Oh, I didn't see the word "train" in the OP. :razz:


----------



## Daryl Ehret (Apr 4, 2006)

I'm not even really that interesting, so I don't know why.


----------



## Don Turnipseed (Oct 8, 2006)

Scott, the pups pictured here have never even been inside of a house, they are raised outdoors with a lot of older dogs and never handled till they were 4 weeks old. Take it for what it is worth. LOL Jennifer's Jager is one of them but for the life of me I don't know which one he is. If the pup is a bit skittish around you, he will more than likely pack bond.

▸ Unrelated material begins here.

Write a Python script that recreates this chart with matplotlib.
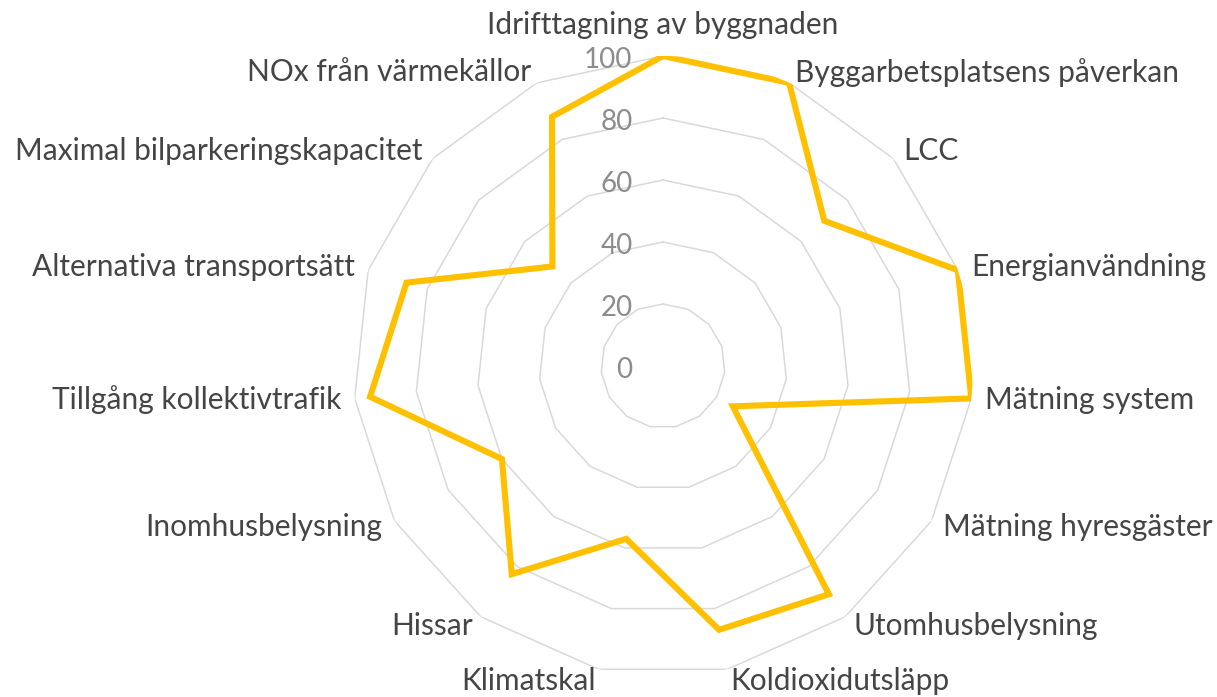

If he likes to be with you, he will be fine.


----------



## Carol Boche (May 13, 2007)

Ash plays with Max or Ajay for about an hour or two a day (she does not like other females already so no playing with Jesea..LOL).....but...if I appear, she stops what she is doing with them and comes to the gate and she will ignore the other dogs....

I really think there is something to be said for being the only one to handle a pup for the first few weeks to create a bond.


----------



## susan tuck (Mar 28, 2006)

scott merritt said:


> What are everyones opinions on puppy and adult dog interaction? I have a 2 year old male GSD and a 8 week old pup. The adult is a great pet quality dog, good ball drive loves to retreive but not very aggressive. The pup is a female from a little better stock, she loves to bite the tug and is very inergetic and aggressive, I am hoping that this all continues. Can my pups attitude or drive be affected by being the submissive dog in my pack?


Don't let the older dog bully or cow the pup, this can effect your dog negatively. I would kennel them seperately, but allow some supervised interaction.


----------



## leslie cassian (Jun 3, 2007)

I asked a similar question here 

http://www.workingdogforum.com/vBulletin/f10/pups-multi-dog-households-14409/

Got some good answers!


----------